Reverend Wright voiced another cry in front of a room of ten thousand at an annual NAACP conference today. The tension right now in this country between black and white Americans most often subsists behind the curtains; it's in the silence of our gestures, in our misunderstandings, and our hands covering our mouths after a slightly politically incorrect statement about the other race, and particularly black Americans. I am not as concerned right now with the issues confronted or the controversial and racial words potentially spoken by Rev. Wright, but what I can not ignore are my sympathies for this man and the pain I sense in the one voice he represents.The white man's ear in this country is not quite attuned to the rhythm of the black man's songs, and I believe this ufamiliarity with African American culture is and has damaged a much needed conversation between blacks and whites. Wright's statements may have been offensive, and as much as he defends them as "descriptive" rather than "divisive", I am not entirely sold. But that is beside the point. Two scores and a century is not a long time for a culture to heal from a heritage marked by suffering through dehumanization. And the black poets of the early 20th century had it right when they identified the African-American culture with a mask it was forced to wear in order to hide its tears, being excluded from the fellowship of the rest of mankind. And two scores and a century wasn't a definitive point; African Americans have struggled for social recognition for a much longer time after their emancipation. There voice has been stifled, and their status as human beings has gradually been bought at the expense of their own tears and blood.
The media's obsession with Wright right now might open the door for more dialogue between blacks and whites. In order for the dialogue to continue, however, a posture to listen, as much as it is often tongue-in-cheek, has to be adopted by white Americans. Our responsibility is not to point to African American failures in voicing themselves ethically and soberly. Dialogue always demands an identification of the origin and end, and to arrive at an understanding of why the African American fist was raised and why it is still up in the air demands a sensitivity to be willing to understand, however much it fails in articulation.

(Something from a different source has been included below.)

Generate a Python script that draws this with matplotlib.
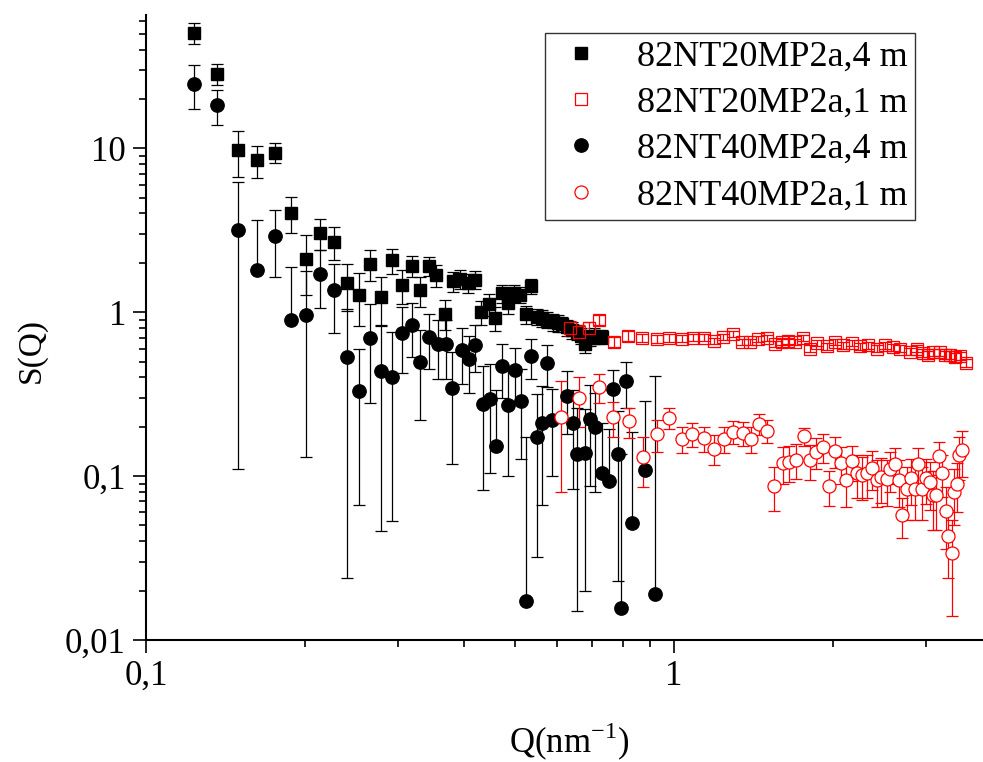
import numpy as np
import matplotlib
matplotlib.use("Agg")
import matplotlib.pyplot as plt
from matplotlib.ticker import LogLocator, FuncFormatter, NullFormatter

plt.rcParams['font.family'] = ['Liberation Serif', 'DejaVu Serif']
plt.rcParams['mathtext.fontset'] = 'custom'
plt.rcParams['mathtext.rm'] = 'Liberation Serif'

# 82NT20MP2a, 4 m  (black filled squares)
q_20_4 = [0.1233, 0.1365, 0.1492, 0.162, 0.1753, 0.1883, 0.201, 0.2138, 0.2273, 0.2399,
          0.2528, 0.266, 0.279, 0.292, 0.305, 0.3185, 0.331, 0.344, 0.355, 0.368,
          0.381, 0.394, 0.407, 0.420, 0.432, 0.446, 0.459, 0.472, 0.485, 0.498,
          0.511, 0.524, 0.537, 0.55, 0.563, 0.576, 0.589, 0.602, 0.615, 0.628,
          0.641, 0.654, 0.667, 0.680, 0.693, 0.706, 0.72, 0.73]
s_20_4 = [50.5, 28.5, 9.72, 8.45, 9.41, 4.03, 2.11, 3.04, 2.69, 1.50,
          1.28, 1.96, 1.24, 2.07, 1.46, 1.91, 1.36, 1.91, 1.68, 0.98,
          1.55, 1.60, 1.50, 1.58, 1.00, 1.12, 0.92, 1.30, 1.13, 1.31,
          1.28, 0.97, 1.44, 0.94, 0.92, 0.90, 0.87, 0.86, 0.85, 0.81,
          0.78, 0.76, 0.72, 0.64, 0.70, 0.72, 0.71, 0.71]
e_20_4 = [7.5, 4.2, 3.05, 1.9, 1.3, 1.0, 0.84, 0.66, 0.6, 0.48,
          0.46, 0.42, 0.40, 0.37, 0.34, 0.28, 0.29, 0.25, 0.25, 0.2,
          0.22, 0.21, 0.2, 0.2, 0.17, 0.17, 0.15, 0.17, 0.15, 0.16,
          0.15, 0.12, 0.15, 0.11, 0.11, 0.1, 0.1, 0.1, 0.09, 0.09,
          0.09, 0.08, 0.08, 0.08, 0.08, 0.08, 0.07, 0.07]

# 82NT20MP2a, 1 m  (red open squares)
q_20_1 = [0.635, 0.661, 0.69, 0.72, 0.77, 0.82, 0.87, 0.927, 0.98, 1.035,
          1.087, 1.14, 1.19, 1.24, 1.295, 1.344, 1.393, 1.444, 1.502, 1.554,
          1.60, 1.646, 1.695, 1.758, 1.81, 1.863, 1.946, 2.018, 2.092, 2.171,
          2.251, 2.333, 2.42, 2.509, 2.602, 2.679, 2.799, 2.883, 2.967, 3.032,
          3.099, 3.19, 3.26, 3.33, 3.41, 3.48, 3.57]
s_20_1 = [0.80, 0.76, 0.80, 0.90, 0.66, 0.72, 0.70, 0.69, 0.70, 0.69,
          0.70, 0.70, 0.67, 0.71, 0.74, 0.66, 0.66, 0.69, 0.70, 0.64,
          0.66, 0.67, 0.66, 0.70, 0.60, 0.65, 0.62, 0.66, 0.63, 0.65,
          0.62, 0.63, 0.60, 0.63, 0.61, 0.60, 0.575, 0.60, 0.565, 0.55,
          0.57, 0.57, 0.55, 0.55, 0.53, 0.54, 0.49]
e_20_1 = [0.08, 0.07, 0.07, 0.06, 0.05, 0.05, 0.04, 0.04, 0.04, 0.035,
          0.035, 0.035, 0.03, 0.03, 0.03, 0.03, 0.03, 0.03, 0.03, 0.03,
          0.03, 0.03, 0.03, 0.03, 0.03, 0.03, 0.03, 0.03, 0.03, 0.03,
          0.03, 0.03, 0.03, 0.03, 0.03, 0.03, 0.03, 0.03, 0.03, 0.03,
          0.03, 0.03, 0.03, 0.03, 0.03, 0.03, 0.03]

# 82NT40MP2a, 4 m  (black filled circles)
q_40_4 = [0.1233, 0.1365, 0.1492, 0.162, 0.1753, 0.1883, 0.201, 0.2138, 0.2273, 0.2399,
          0.2532, 0.266, 0.279, 0.292, 0.305, 0.3185, 0.331, 0.344, 0.357, 0.370,
          0.38, 0.396, 0.409, 0.42, 0.434, 0.448, 0.461, 0.473, 0.485, 0.50,
          0.513, 0.524, 0.537, 0.55, 0.563, 0.576, 0.588, 0.626, 0.643, 0.655,
          0.68, 0.694, 0.708, 0.73, 0.755, 0.768, 0.782, 0.793, 0.81, 0.834,
          0.88, 0.92]
s_40_4 = [24.8, 18.3, 3.16, 1.80, 2.91, 0.894, 0.96, 1.72, 1.36, 0.534,
          0.331, 0.70, 0.436, 0.403, 0.748, 0.83, 0.50, 0.71, 0.64, 0.64,
          0.345, 0.585, 0.52, 0.63, 0.277, 0.294, 0.153, 0.47, 0.27, 0.445,
          0.288, 0.0173, 0.54, 0.174, 0.21, 0.49, 0.22, 0.31, 0.21, 0.137,
          0.139, 0.224, 0.20, 0.105, 0.093, 0.34, 0.137, 0.0156, 0.38, 0.052,
          0.109, 0.019]
e_40_4 = [7.5, 4.35, 3.05, 1.87, 1.28, 0.99, 0.83, 0.66, 0.61, 0.51,
          0.264, 0.42, 0.39, 0.35, 0.32, 0.30, 0.28, 0.26, 0.25, 0.25,
          0.226, 0.22, 0.2, 0.2, 0.195, 0.19, 0.18, 0.17, 0.17, 0.16,
          0.16, 0.155, 0.15, 0.142, 0.143, 0.14, 0.12, 0.13, 0.126, 0.122,
          0.119, 0.137, 0.12, 0.105, 0.1, 0.105, 0.114, 0.12, 0.12, 0.134,
          0.18, 0.39]

# 82NT40MP2a, 1 m  (red open circles)
q_40_1 = [0.61, 0.66, 0.72, 0.768, 0.823, 0.875, 0.93, 0.98, 1.035, 1.08,
          1.14, 1.19, 1.245, 1.296, 1.35, 1.40, 1.45, 1.50, 1.55, 1.61,
          1.65, 1.70, 1.76, 1.81, 1.86, 1.92, 1.97, 2.02, 2.07, 2.12,
          2.17, 2.22, 2.27, 2.32, 2.37, 2.42, 2.47, 2.53, 2.57, 2.62,
          2.67, 2.71, 2.76, 2.81, 2.86, 2.90, 2.95, 3.00, 3.05, 3.09,
          3.13, 3.18, 3.22, 3.27, 3.31, 3.36, 3.39, 3.44, 3.47, 3.52]
s_40_1 = [0.23, 0.30, 0.35, 0.229, 0.216, 0.13, 0.18, 0.227, 0.168, 0.18,
          0.17, 0.147, 0.168, 0.186, 0.183, 0.169, 0.209, 0.189, 0.087, 0.12,
          0.122, 0.126, 0.175, 0.125, 0.141, 0.151, 0.087, 0.142, 0.12, 0.095,
          0.123, 0.104, 0.101, 0.104, 0.112, 0.095, 0.099, 0.096, 0.11, 0.119,
          0.095, 0.058, 0.084, 0.097, 0.084, 0.118, 0.084, 0.098, 0.092, 0.077,
          0.077, 0.132, 0.105, 0.061, 0.043, 0.034, 0.080, 0.09, 0.134, 0.144]
e_40_1 = [0.15, 0.10, 0.07, 0.055, 0.046, 0.044, 0.04, 0.032, 0.03, 0.03,
          0.03, 0.03, 0.03, 0.03, 0.03, 0.03, 0.03, 0.03, 0.026, 0.03,
          0.03, 0.03, 0.022, 0.03, 0.03, 0.03, 0.021, 0.03, 0.03, 0.03,
          0.03, 0.03, 0.03, 0.03, 0.03, 0.03, 0.03, 0.03, 0.03, 0.03,
          0.03, 0.016, 0.03, 0.03, 0.03, 0.03, 0.03, 0.03, 0.03, 0.03,
          0.03, 0.03, 0.03, 0.025, 0.019, 0.02, 0.03, 0.03, 0.04, 0.045]

labels = ['82NT20MP2a,4 m', '82NT20MP2a,1 m', '82NT40MP2a,4 m', '82NT40MP2a,1 m']


def yerr_of(s, e):
    # lower bar is dropped when it would go below zero (log axis)
    s = np.asarray(s)
    e = np.asarray(e)
    lower = np.where(e < s, e, 0.0)
    return [lower, e]


fig = plt.figure(figsize=(9.83, 7.62), dpi=100)
ax = fig.add_axes([0.1485, 0.1601, 0.8515, 0.8202])

eb_kw = dict(linestyle='none', capsize=4.6, elinewidth=0.9, capthick=0.9)
h1 = ax.errorbar(q_20_4, s_20_4, yerr=yerr_of(s_20_4, e_20_4), marker='s', ms=8.8,
                 color='black', mfc='black', mec='black', **eb_kw)
h2 = ax.errorbar(q_20_1, s_20_1, yerr=yerr_of(s_20_1, e_20_1), marker='s', ms=8.6,
                 color='red', mfc='none', mec='red', mew=0.9, **eb_kw)
h3 = ax.errorbar(q_40_4, s_40_4, yerr=yerr_of(s_40_4, e_40_4), marker='o', ms=9.6,
                 color='black', mfc='black', mec='black', **eb_kw)
h4 = ax.errorbar(q_40_1, s_40_1, yerr=yerr_of(s_40_1, e_40_1), marker='o', ms=9.4,
                 color='red', mfc='white', mec='red', mew=0.9, **eb_kw)

ax.set_xscale('log')
ax.set_yscale('log')
ax.set_xlim(0.1, 3.85)
ax.set_ylim(0.01, 65)

comma = FuncFormatter(lambda v, p: ('%g' % v).replace('.', ','))
for axis in (ax.xaxis, ax.yaxis):
    axis.set_major_locator(LogLocator(base=10))
    axis.set_minor_locator(LogLocator(base=10, subs=np.arange(2, 10)))
    axis.set_major_formatter(comma)
    axis.set_minor_formatter(NullFormatter())

ax.spines['top'].set_visible(False)
ax.spines['right'].set_visible(False)
ax.spines['left'].set_linewidth(1.5)
ax.spines['bottom'].set_linewidth(1.5)
ax.tick_params(which='major', direction='out', length=9.4, width=1.2, labelsize=25, pad=5)
ax.tick_params(which='minor', direction='out', length=5, width=1.2)

ax.set_xlabel('Q(nm$^{\\mathrm{-1}}$)', fontsize=25)
ax.set_ylabel('S(Q)', fontsize=24)
ax.xaxis.set_label_coords(0.506, -0.13)
ax.yaxis.set_label_coords(-0.118, 0.464)

leg = ax.legend([h1[0], h2[0], h3[0], h4[0]], labels, loc='upper left',
                bbox_to_anchor=(545 / 983, 1 - 33 / 762), bbox_transform=fig.transFigure,
                fontsize=26, frameon=True, fancybox=False, numpoints=1,
                borderpad=0.2, labelspacing=0.36, handlelength=1.6, handletextpad=0.75,
                borderaxespad=0)
leg.get_frame().set_edgecolor('black')
leg.get_frame().set_linewidth(1.0)

fig.savefig('out.png', dpi=100)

The forms of expression are often offensive, loud, and obtrusive, but the form can not obviate our attention to the substantive issues at hand. Human identity survives through its cultural and social recognition, and it is one of our greatest duties to ensure the recognition of this identity. Whether or not we believe this "suffering" is self inflicted or a way of placing the responsibility on white Americans, it does not detract from the fact that black Americans are and have been hurting, regardless of where they place the blame. Even if their words are presently offensive, their words can not be divorced or castrated from where those words find their origin, the human tongue. And that is where our sympathy must begin, a respect for the dignity of human beings and human expression, and a willingness to see that dignity preserved. You can't separate the "drum from the drummer", and the drumming will not always be perfect. If we want a better tune, we have to attend the suffering human voice.